By Cheta Nwanze
Let me tell a very short story.
On Monday, October 21, on a radio programme where I sometimes offer informed takes on topical Nigerian issues, I said that it was the chief executives of Nigeria’s banks that had insisted that new charges for Unstructured Supplementary Service Data or USSD transactions be passed to customers (instead of the standard practice where they bore the expense) and offered the telcos a sweetener to ensure that the new charges went through. In my analysis of a news report titled, “CBN opposes MTN over mobile banking transaction access,” I said the Central Bank of Nigeria Governor, Godwin Emefiele was being disingenuous in berating MTN for the proposed USSD price increase.
As always, in the feedback, there were a few people who attacked my person and not my position. I find that sadly typical in our slowly evolving culture of ad hominem attacks. We have also, especially in the last few years, enabled some of our worst instincts. We Nigerians have not exactly shown ourselves to be welcoming of foreign businesses and poor MTN has been a favourite whipping boy of late. The following day, an online newspaper published an exclusive report, complete with a memo from the banks that proved I was right after all.
What we have to understand though is that the banks are not evil. It is simply a matter of incentives. Faced with the prospect of extra charges, they did what most businesses would do and opted to pass the charges to consumers.
Emefiele claimed he had directed all commercial banks and other financial institutions under its regulation to shun the move by the telcos to impose charges on USSD services. The regulator said banks had been directed to move their services to telecom operators that are willing to offer such service at the lowest or zero charges if possible. This is nothing short of plain grandstanding.
This incoherent behaviour brings up the critical issue of regulatory body language. Are our regulators working for the betterment of the Nigerian consumer, or for more subversive forces? I say this because the CBN has been tacking more and more charges to the consumer, lending credence to suspicions that its balance sheet is distinctly unhealthy. For the past two years at least, Nigeria has been in the grip of a fiscal crisis. The can has thus far been kicked down the road – by taking loans at ever-increasing premiums – but even these loans are getting a bit harder to come by, so to stave off the inevitable day of reckoning, more and more stealth taxes are being placed on the man on the street. This USSD situation is cut right out of that playbook.

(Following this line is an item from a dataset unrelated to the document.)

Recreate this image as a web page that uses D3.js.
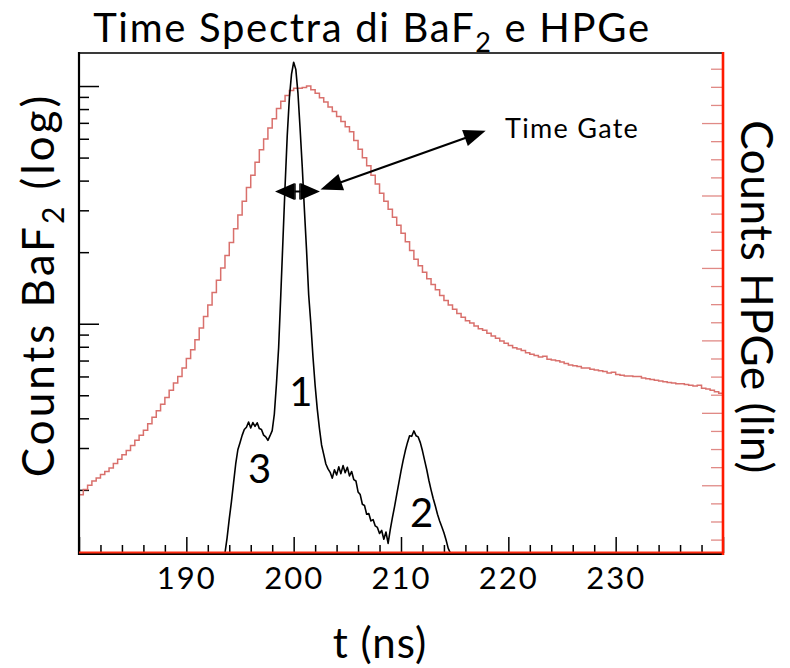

The problem is, up until now, all the parties involved in the USSD issue have opted to shift responsibility for the charges on banking transactions. It bears repeating, over and over, that we only came to know about the new charge through MTN’s notice to its subscribers, and this is unfortunate. Customers from other network operators were surprised to find out that MTN wasn’t charging its subscribers for the service, which according to these customers, they had been paying long before the MTN notice. This brings up the question of how long these telcos had been ripping off their customers without notice. I think that MTN, because of its history with the current government, opted to err on the side of caution.
Now to the dangers.
The first is that the much-vaunted Operation Cashless has effectively died. In many places, and because of the many new charges introduced by the CBN, various vendors are behaving like some of the telcos and the banks in passing on the burden to the consumer. A few days ago, I wanted to buy petrol when I noticed a sign that warned me of a ¦ 50 charge for the use of the station’s point of sale terminal (POS) terminal. I parked my car and went to the nearest Automated Teller Machine (ATM) to withdraw cash. This kind of development and any other bank charges would be detrimental to the CBN’s financial inclusion effort in transiting Nigeria to a cashless economy. Consumers such as myself last week, are already experiencing a deluge of charges that appears to be accompanying this cashless policy thrust. We are charged for using the POS, ATM, and even settling transactions through our mobile banking apps and the web. The introduction of the new USSD charges is, in my view, the final straw that will defeat the cashless policy. As more people move back to cash, the nefarious and deviant, among others, will return.
Back to the tussle between the banks and the telcos, the real story about the charges, as has been shown, is that the push was aided and abetted by the two regulatory bodies involved – the CBN and the Nigerian Communications Commission (NCC). The only party that behaved well in this entire fiasco was MTN: in trying to inform their users of the new charges.
Rather, unfortunately, our leaders know our mumu button, which is to blame the foreigner, which is why until the memo leaks we saw assorted social media accounts and even a few politicians, blaming MTN for what happened over the USSD issue. Now the memos show where the whole thing really originated from.
The blame talk should not take our mind off what the real story is. Nigeria is in dire financial straits and rather than cutting down on their expenditure, our elite are looking to pass the costs of their hedonistic lifestyles to us, the people.
- Nwanze is lead partner at financial advisory firm.